Les faits. Macron et les 35 heures, c’est une histoire qui dure. En août 2015, l’une de ses sorties met le feu à la majorité. En clôture de l’université d’été du Medef, le ministre tacle la "fausse idée" selon laquelle "la France pourrait aller mieux en travaillant moins". Une nouvelle pique contre les 35 heures contre laquelle le banquier d’affaires s’est déjà montré hostile à plusieurs reprises.

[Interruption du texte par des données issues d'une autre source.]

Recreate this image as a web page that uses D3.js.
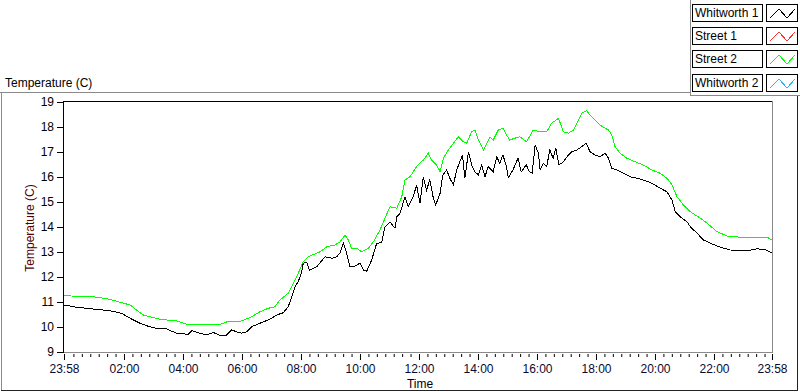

Le recadrage. La réponse, cinglante, de Manuel Valls, qui suggérait pourtant en 2011 de "déverrouiller les 35 heures", ne se fait pas attendre. "Il n’y aura pas de remise en cause du temps de travail des 35 heures", affirme-t-il. "Les Français n’ont rien à faire avec les polémiques qui tirent vers le passé". Avant de lancer : "les petites phrases font mal à la vie publique". Un recadrage qui a poussé le principal intéressé à retropédaler là aussi. "Je ne parlais pas des 35 heures mais du rapport au travail. Il en faut plus, pas moins. C’est le beau combat de la gauche, car le travail, c’est le moteur de l’émancipation individuelle", déclare-t-il à l’AFP.

  • Gad et les illettrés

Les faits. C’était sa première intervention dans les médias en tant que ministre de l’Economie. Sur Europe 1 en septembre 2014, Emmanuel Macron déclare : "dans mes dossiers, il y a la société Gad : il y a dans cet abattoir une majorité de femmes, il y en a qui sont pour beaucoup illettrées !"

Les excuses. Ces propos provoquent un véritable tollé. On reproche à l’ex-banquier son mépris. Face à l’émoi provoqué, notamment en Bretagne, le cabinet d’Emmanuel Macron contacte la rédaction du quotidien régional Le Télégramme pour concéder que le ministre avait utilisé un terme "extrêmement blessant". Et qu’il n’avait "aucun mépris envers les salariés" de Gad. Le ministre avait ensuite présenté ses "excuses les plus plates" qu’il avait réitérées au mois de janvier 2015 en se rendant dans l’usine Gad.